Yeah, the amount of artillery used in WW1 is staggering, and a lot of that shelling was concentrated on relatively small amounts of stable frontline for years and years. You'd have heavy artillery barrages in WW2, but you really don't have specific areas just get hammered for years on end. The closest you have to that is the bombing campaign against cities, but there you just have way less tonnage dumped than the heavy artillery barrages.

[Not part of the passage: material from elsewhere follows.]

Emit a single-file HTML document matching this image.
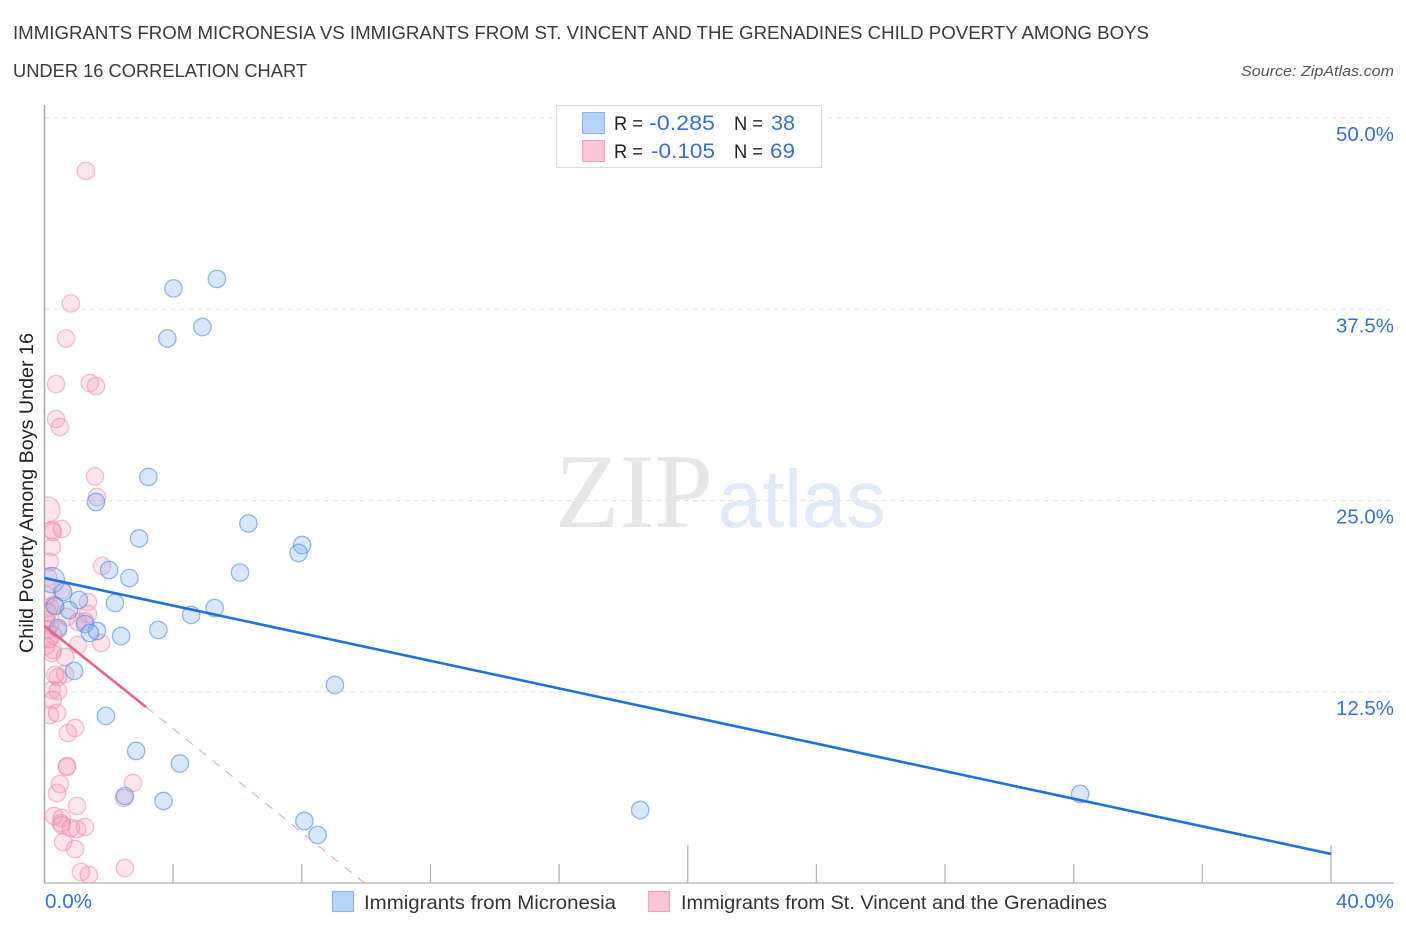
<!DOCTYPE html>
<html lang="en">
<head>
<meta charset="utf-8">
<title>Child Poverty Among Boys Under 16 Correlation Chart</title>
<style>
html,body{margin:0;padding:0;background:#fff;}
svg{display:block;font-family:"Liberation Sans",sans-serif;}
</style>
</head>
<body>
<svg id="chart" xmlns="http://www.w3.org/2000/svg" width="1406" height="930" viewBox="0 0 1406 930">
  <defs>
    <clipPath id="plot-clip"><rect x="44.5" y="100" width="1350" height="783"/></clipPath>
  </defs>
  <rect x="0" y="0" width="1406" height="930" fill="#fff"/>
  <text x="13" y="39" font-size="18.5" fill="#3a3a3a" textLength="1136" lengthAdjust="spacingAndGlyphs">IMMIGRANTS FROM MICRONESIA VS IMMIGRANTS FROM ST. VINCENT AND THE GRENADINES CHILD POVERTY AMONG BOYS</text>
  <text x="13" y="77" font-size="18.5" fill="#3a3a3a" textLength="294" lengthAdjust="spacingAndGlyphs">UNDER 16 CORRELATION CHART</text>
  <text x="1241" y="76" font-size="15" font-style="italic" fill="#555" textLength="153" lengthAdjust="spacingAndGlyphs">Source: ZipAtlas.com</text>

  <g>
    <text x="555" y="527" font-family="'Liberation Serif',serif" font-size="106" fill="#e6e6e6" textLength="158" lengthAdjust="spacingAndGlyphs">ZIP</text>
    <text x="718" y="527" font-family="'Liberation Sans',sans-serif" font-size="82" fill="#e0eaf9" textLength="168" lengthAdjust="spacingAndGlyphs">atlas</text>
  </g>

  <g id="grid"></g>
  <g id="axes"></g>
  <g id="points" clip-path="url(#plot-clip)"></g>
  <g id="trends"></g>
  <g id="labels"></g>

  <text transform="translate(33,653) rotate(-90)" font-size="19" fill="#222" textLength="320" lengthAdjust="spacingAndGlyphs">Child Poverty Among Boys Under 16</text>

  <g>
    <rect x="556.5" y="105.5" width="265" height="62" fill="#fff" stroke="#dcdcdc" stroke-width="1.2"/>
    <rect x="582.5" y="112.5" width="22" height="21" fill="#b9d3f8" stroke="#8db5ea" stroke-width="1"/>
    <rect x="582.5" y="140.5" width="22" height="21" fill="#fcc5d8" stroke="#f2a3bd" stroke-width="1"/>
    <text x="614" y="130" font-size="19.5" fill="#222" textLength="29" lengthAdjust="spacingAndGlyphs">R =</text>
    <text x="649" y="130" font-size="21" fill="#3a70d0" textLength="66" lengthAdjust="spacingAndGlyphs">-0.285</text>
    <text x="734" y="130" font-size="19.5" fill="#222" textLength="29" lengthAdjust="spacingAndGlyphs">N =</text>
    <text x="771" y="130" font-size="21" fill="#3a70d0" textLength="24" lengthAdjust="spacingAndGlyphs">38</text>
    <text x="614" y="158" font-size="19.5" fill="#222" textLength="29" lengthAdjust="spacingAndGlyphs">R =</text>
    <text x="651" y="158" font-size="21" fill="#3a70d0" textLength="64" lengthAdjust="spacingAndGlyphs">-0.105</text>
    <text x="734" y="158" font-size="19.5" fill="#222" textLength="29" lengthAdjust="spacingAndGlyphs">N =</text>
    <text x="770" y="158" font-size="21" fill="#3a70d0" textLength="25" lengthAdjust="spacingAndGlyphs">69</text>
  </g>

  <g>
    <g>
      <rect x="332.5" y="891.5" width="21" height="20" fill="#b9d3f8" stroke="#8db5ea" stroke-width="1.2"/>
      <text x="364" y="909" font-size="19.5" fill="#333" textLength="252" lengthAdjust="spacingAndGlyphs">Immigrants from Micronesia</text>
    </g>
    <g>
      <rect x="648.5" y="891.5" width="21" height="20" fill="#fcc5d8" stroke="#f2a3bd" stroke-width="1.2"/>
      <text x="681" y="909" font-size="19.5" fill="#333" textLength="426" lengthAdjust="spacingAndGlyphs">Immigrants from St. Vincent and the Grenadines</text>
    </g>
  </g>
</svg>
<script>
const yTickValues = [12.5, 25, 37.5, 50];
const yTickLabels = ["12.5%", "25.0%", "37.5%", "50.0%"];
const xTickValues = [0, 4, 8, 12, 16, 20, 24, 28, 32, 36, 40];
const xMajorTicks = [20, 40];
const xEdgeValues = [0, 40];
const xEdgeLabels = ["0.0%", "40.0%"];

const micronesiaX = [4.01,5.36,3.82,4.91,3.23,1.60,2.94,6.34,8.01,7.90,6.08,2.01,2.64,0.23,0.58,1.07,2.19,0.76,0.33,5.29,4.56,3.54,2.38,1.63,1.26,1.41,0.42,0.92,9.03,1.91,2.85,4.21,3.70,2.50,8.08,8.49,18.52,32.20];
const micronesiaY = [38.86,39.48,35.59,36.34,26.54,24.90,22.52,23.50,22.09,21.57,20.29,20.46,19.93,19.80,19.02,18.50,18.30,17.84,18.10,17.97,17.52,16.54,16.14,16.47,16.93,16.34,16.67,13.86,12.94,10.92,8.63,7.81,5.36,5.69,4.05,3.14,4.77,5.82];
const micronesiaWeight = [1,1,1,1,1,1,1,1,1,1,1,1,1,1.45,1,1,1,1,1,1,1,1,1,1,1,1,1,1,1,1,1,1,1,1,1,1,1,1];

const vincentX = [1.29,0.82,0.67,0.36,1.41,1.60,0.36,0.48,1.57,1.63,0.08,0.23,0.54,0.26,0.23,0.17,1.79,0.11,0.54,1.35,0.17,0.30,1.35,0.70,1.04,0.42,0.05,0.17,0.26,1.04,1.76,0.26,0.23,0.64,0.05,0.42,0.64,0.23,0.42,0.26,0.17,0.39,0.73,0.95,0.70,0.70,0.48,0.39,1.01,2.75,2.47,0.30,0.54,0.51,0.54,1.01,1.26,0.82,0.58,0.95,1.13,1.38,2.50,0.08,0.11,0.08,0.14,0.33,1.26];
const vincentY = [46.54,37.88,35.59,32.61,32.68,32.48,30.33,29.80,26.57,25.23,24.38,23.07,23.14,22.94,21.96,20.98,20.72,20.00,19.15,18.37,18.04,18.17,17.58,17.39,17.06,16.54,17.19,16.86,16.21,15.56,15.69,15.23,15.03,14.77,15.50,13.46,13.66,12.61,12.55,11.96,10.98,11.11,9.80,10.13,7.65,7.58,6.47,5.88,5.03,6.54,5.56,4.38,4.25,3.92,3.79,3.53,3.66,3.59,2.68,2.22,0.72,0.52,0.98,18.80,17.70,16.54,15.95,13.60,17.10];
const vincentWeight = [1,1,1,1,1,1,1,1,1,1,1.5,1,1,1,1,1,1,1,1,1,1,1,1,1,1,1,1,1,1,1,1,1,1,1,1,1,1,1,1,1,1,1,1,1,1,1,1,1,1,1,1,1,1,1,1,1,1,1,1,1,1,1,1,1,1,1,1,1,1];

const micronesiaTrendX = [0, 40];
const micronesiaTrendY = [19.93, 1.90];
const vincentTrendSolidX = [0, 3.16];
const vincentTrendSolidY = [16.8, 11.5];
const vincentTrendDashX = [3.16, 9.95];
const vincentTrendDashY = [11.5, 0];

const NS = "http://www.w3.org/2000/svg";
function sx(v) { return 44.5 + v * 32.1625; }
function sy(v) { return 883 - v * 15.3; }
function make(parent, tag, attrs, text) {
  const el = document.createElementNS(NS, tag);
  for (const k in attrs) el.setAttribute(k, attrs[k]);
  if (text !== undefined) el.textContent = text;
  parent.appendChild(el);
  return el;
}

const grid = document.getElementById("grid");
const axes = document.getElementById("axes");
const labels = document.getElementById("labels");
const points = document.getElementById("points");
const trends = document.getElementById("trends");

yTickValues.forEach(function (v, i) {
  const line = make(grid, "line", {x1: 44.5, x2: 1394, y1: sy(v), y2: sy(v), stroke: "#e2e2e2", "stroke-width": 1, "stroke-dasharray": "5 4"});
  
  
  const t = make(labels, "text", {x: 1336, y: sy(v) + 23, "font-size": 20, fill: "#3a70d0", textLength: 58, lengthAdjust: "spacingAndGlyphs"}, yTickLabels[i]);
  
  
});

const yAxis = make(axes, "line", {x1: 44.5, x2: 44.5, y1: 105, y2: 884, stroke: "#a8a8a8", "stroke-width": 1.5});


const xAxis = make(axes, "line", {x1: 44, x2: 1394, y1: 883, y2: 883, stroke: "#bdbdbd", "stroke-width": 1.6});



xTickValues.forEach(function (v) {
  if (v === 0) return;
  const major = xMajorTicks.indexOf(v) >= 0;
  const tick = make(axes, "line", {x1: sx(v), x2: sx(v), y1: major ? 845 : 864, y2: 883, stroke: "#b5b5b5", "stroke-width": 1.3});
  
  
});

xEdgeValues.forEach(function (v, i) {
  const first = i === 0;
  const t = make(labels, "text", {x: first ? 45 : 1336, y: 908, "font-size": 20, fill: "#3a70d0", textLength: first ? 47 : 58, lengthAdjust: "spacingAndGlyphs"}, xEdgeLabels[i]);
  
  
});

vincentX.forEach(function (x, i) {
  const c = make(points, "circle", {cx: sx(x), cy: sy(vincentY[i]), r: 8.7 * vincentWeight[i], fill: "rgba(248,150,185,0.26)", stroke: "rgba(236,130,165,0.5)", "stroke-width": 1.3});
  
  
});
micronesiaX.forEach(function (x, i) {
  const c = make(points, "circle", {cx: sx(x), cy: sy(micronesiaY[i]), r: 8.7 * micronesiaWeight[i], fill: "rgba(120,170,238,0.28)", stroke: "rgba(80,140,222,0.6)", "stroke-width": 1.3});
  
  
});

const vDash = make(trends, "line", {x1: sx(vincentTrendDashX[0]), y1: sy(vincentTrendDashY[0]), x2: sx(vincentTrendDashX[1]), y2: sy(vincentTrendDashY[1]), stroke: "#ee9ab8", "stroke-width": 1, "stroke-dasharray": "9 8"});


const vSolid = make(trends, "line", {x1: sx(vincentTrendSolidX[0]), y1: sy(vincentTrendSolidY[0]), x2: sx(vincentTrendSolidX[1]), y2: sy(vincentTrendSolidY[1]), stroke: "#e8648f", "stroke-width": 2.6});


const mLine = make(trends, "line", {x1: sx(micronesiaTrendX[0]), y1: sy(micronesiaTrendY[0]), x2: sx(micronesiaTrendX[1]), y2: sy(micronesiaTrendY[1]), stroke: "#2470d8", "stroke-width": 2.6});


</script>
</body>
</html>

To give one easy example, in the four days prior to the Battle of the Somme in 1916 British artillery fired 1.5 million shells. The most common artillery they used was the 18 pounder, which fired a ~18.5 pound shell. So do some math and you're looking at ballpark (in reality less because 18 pounders were only ~50% of their artillery and they had a bunch of smaller caliber stuff) 27 million tones of ammo used. In those four days, before a major battle. A lot of that exploded, of course, and isn't in the ground any more.
Of course the 1916 Battle of the Somme kicked off in July and ended in November, and they continued fighting over that terrain in subsequent years as well. Not every day was as intense as the heavy bombardment before the first wave on July 1, but they were constantly using shells.
It should also be noted that with the British especially there was a massive shortage in shells due to how fast they were using them, which lead to a lot of expediencies in production and a really, really bad dud rate.
Of course, that's only the British. The Germans were also firing back and at roughly the same patch of ground.
If you dig into artillery in that war stuff just gets nuts.